Recent readers include Ellen Burstyn, Kathleen Turner, Edie Falco, Claire Danes, Michael Shannon, Tony Shalhoub, Michael C. Hall, Paul Giamatti, Jane Curtin, Zachary Quinto, Anika Noni Rose, Bebe Neuwirth, Sigourney Weaver, Holly Hunter, Tony Hale, Josh Radnor, Maggie Gyllenhaal, BD Wong, and many more.
Look below for a list of recent Selected Shorts episodes. For more information about the show, click here.
Host Meg Wolitzer presents three stories that ask the big, basic questions: Who? What? Where? The characters resonate, the situations are intriguing, and each offers a fully realized world. In “What Animal Are You?,” by Etgar Keret, performed by Willem Dafoe, a celebrity writer and his son play themselves for the media. In Rumaan Alam’s “Nothing Can Come Between Us,” performed by Nathan Hinton, a man goes into sensory overdrive. And a fierce and traditional grandmother tries to find her place in a new world and a new family in Gish Jen’s “Who’s Irish?” performed by Frieda Foh Shen.
Host Meg Wolitzer presents three stories about finding solutions to complex problems, and to simple ones. T. C. Boyle tackles evolution and government intervention in “Top of the Food Chain,” read by Zach Grenier.

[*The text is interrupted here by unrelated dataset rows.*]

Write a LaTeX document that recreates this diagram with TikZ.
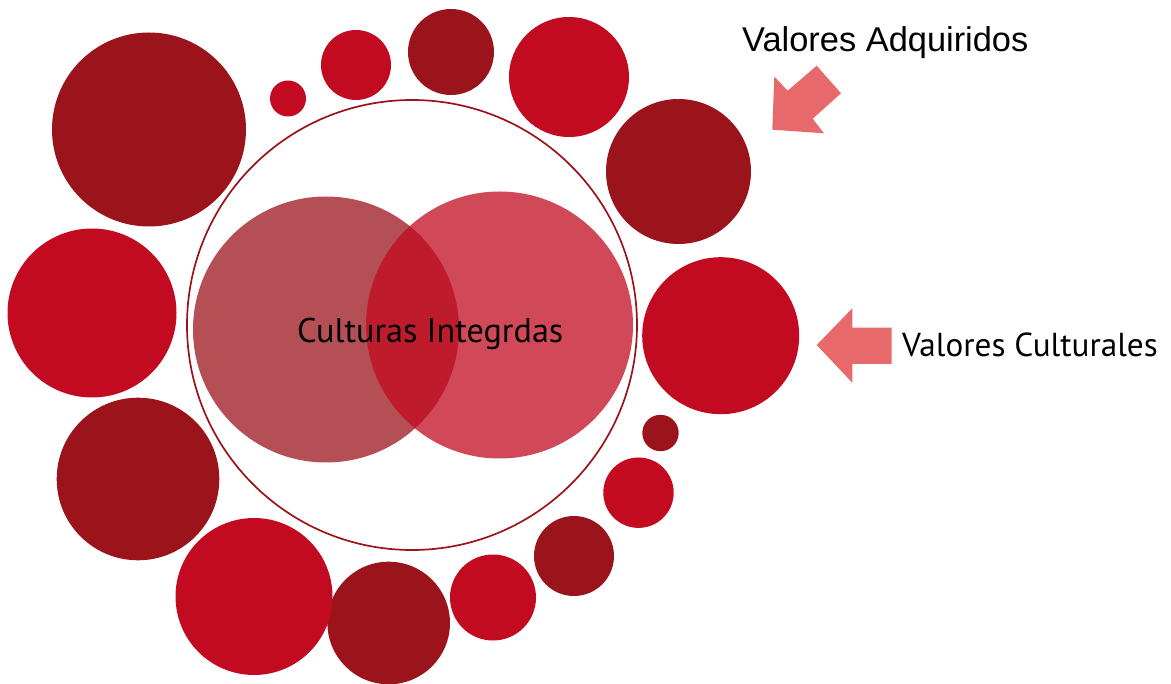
\documentclass[tikz,border=0pt]{standalone}
\usepackage{fontspec}
\setmainfont{Liberation Sans}
\newfontfamily\myriadish{PT Sans}
\definecolor{darkred}{HTML}{9B141C}
\definecolor{brightred}{HTML}{C20B20}
\definecolor{arrowpink}{HTML}{E8696B}
\begin{document}
\begin{tikzpicture}[x=1pt,y=-1pt,
  darkdot/.style={fill=darkred},
  reddot/.style={fill=brightred},
  blockarrow/.style={fill=arrowpink},
  labeltext/.style={inner sep=0pt,anchor=base west,text=black}]
\useasboundingbox (0,0) rectangle (1171,684);
% ring of circles
\fill[darkdot] (149,129.5) circle (97);
\fill[reddot] (288,98.5) circle (18);
\fill[reddot] (356,65) circle (35);
\fill[darkdot] (451,52) circle (43);
\fill[reddot] (569,77) circle (60);
\fill[darkdot] (678.5,171.5) circle (72.5);
\fill[reddot] (720.7,335.7) circle (78.5);
\fill[darkdot] (660.5,433) circle (18.2);
\fill[reddot] (638.5,492.7) circle (35.2);
\fill[darkdot] (574,556) circle (40);
\fill[reddot] (493,597.5) circle (43);
\fill[darkdot] (388.7,623) circle (61.3);
\fill[reddot] (254,596.5) circle (78.5);
\fill[darkdot] (138,479) circle (81.3);
\fill[reddot] (92,313) circle (84.5);
% outline circle
\draw[darkred,line width=1.7pt] (412,325) circle (225);
% venn
\fill[darkred,fill opacity=0.75] (326,329.5) circle (133);
\fill[brightred,fill opacity=0.75] (499.5,325) circle (133.5);
% arrows
\fill[blockarrow] (772.3,129.7) -- (824,133.3) -- (812.7,118.7) -- (841,93.3) -- (816.7,65.7) -- (787.7,90.7) -- (774.3,76.7) -- cycle;
\fill[blockarrow] (816.7,345) -- (852.3,308.3) -- (852.3,327.7) -- (891.7,327.7) -- (891.7,364) -- (852.3,364) -- (852.3,382.7) -- cycle;
% labels
\node[labeltext,font=\fontsize{34.4}{40}\selectfont] (adq) at (742,52) {Valores Adquiridos};
\node[labeltext,font=\myriadish\fontsize{33.2}{38}\selectfont] (cult) at (902,357) {Valores Culturales};
\node[labeltext,font=\myriadish\fontsize{34.2}{39}\selectfont] (integ) at (297,343) {Culturas Integrdas};
\end{tikzpicture}
\end{document}
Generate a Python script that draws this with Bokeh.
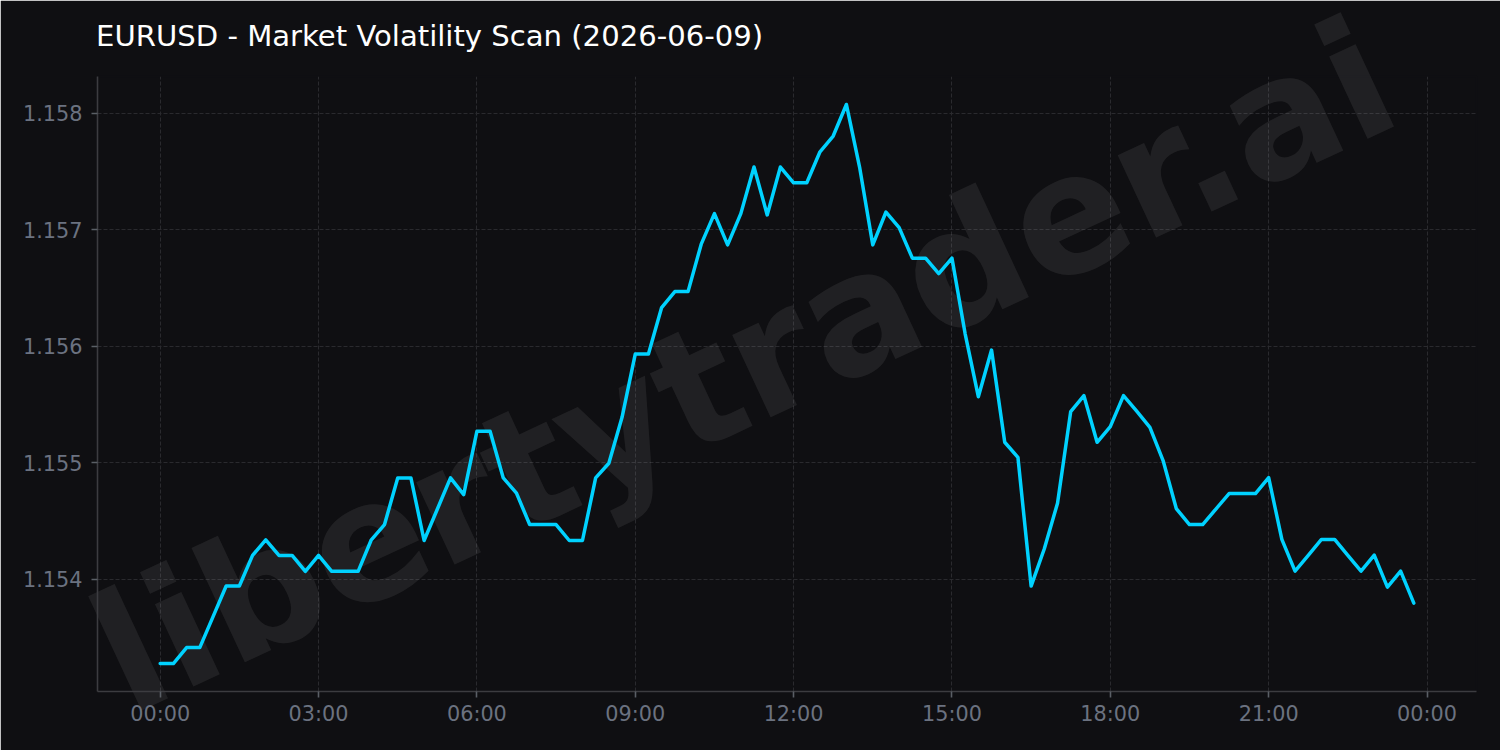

In Matthew Ryan Frankel’s “Carapace,” a young boy struggles with feelings at a family funeral—with the help of some crabs. The reader is Philip Estrera. And a young woman traveling between two worlds and two families has to deal with what to put in “The Suitcase” by Meron Hadero. The reader is Renée Elise Goldsberry. The show also includes an interview with Hadero.
Host Meg Wolitzer presents two stories about indomitable women. A mother grieves a loss fiercely in Carribean Fragoza’s “Lumberjack Mom,” performed by Roberta Colindrez. And Richard Yates’ classic “Fun with a Stranger” offers a portrait of an unforgettable teacher. It’s performed by Marian Seldes.
Host Meg Wolitzer presents three works about women who defy the status quo and might therefore be perceived as “dangerous” in this encore presentation. In Margaret Atwood’s “Unpopular Gals,” fairy-tale archetypes reclaim their power. The reader is Ann Harada. A boisterous and brilliant student threatens to upend the order of her high school in Shanteka Sigers’ “A Way with Bea,” performed by Pascale Armand. And a Victorian-era wife fights for her sanity in Charlotte Perkins Gilman’s classic “The Yellow Wallpaper,” performed by Carrie Coon. The show also includes commentary by journalist and activist Mona Eltahawy.
Host Meg Wolitzer presents three stories about people inserting themselves into the lives of others—in their own best interests.In Simon Rich’s “Relapse” friends rally ‘round when one of their number heeds the call of the muse. It’s read by Ophira Eisenberg. In Langston Hughes’ “Thank You, M’am,” read by Pauletta Washington, a fierce old lady sets a young man straight. And a young woman finds an ingenious way to cheer up retirees—and herself—in Miranda July’s “The Swim Team,” read by Parker Posey.
Jen Spyra has worked in nearly every kind of comedy there is: penning stories for The Onion, writing skits and one-liners as a staff writer for The Late Show with Stephen Colbert, contributing pieces to The New Yorker and McSweeney's, and taking the stage for improv at UCB Theatre in Manhattan. Her story comes from her first short story collection, Big Time. It's performed by Mary Lynn Rajskub. She's someone with so many fun credits it's hard to pick: 24, Mr. Show, Punch Drunk Love and, who could forget, her break-out role as the voice of the Female Radio Caller from The Truth About Cats and Dogs? She read this story at Sketchfest in San Francisco. This episode includes a conversation with host Aparna Nancherla and Jen Spyra.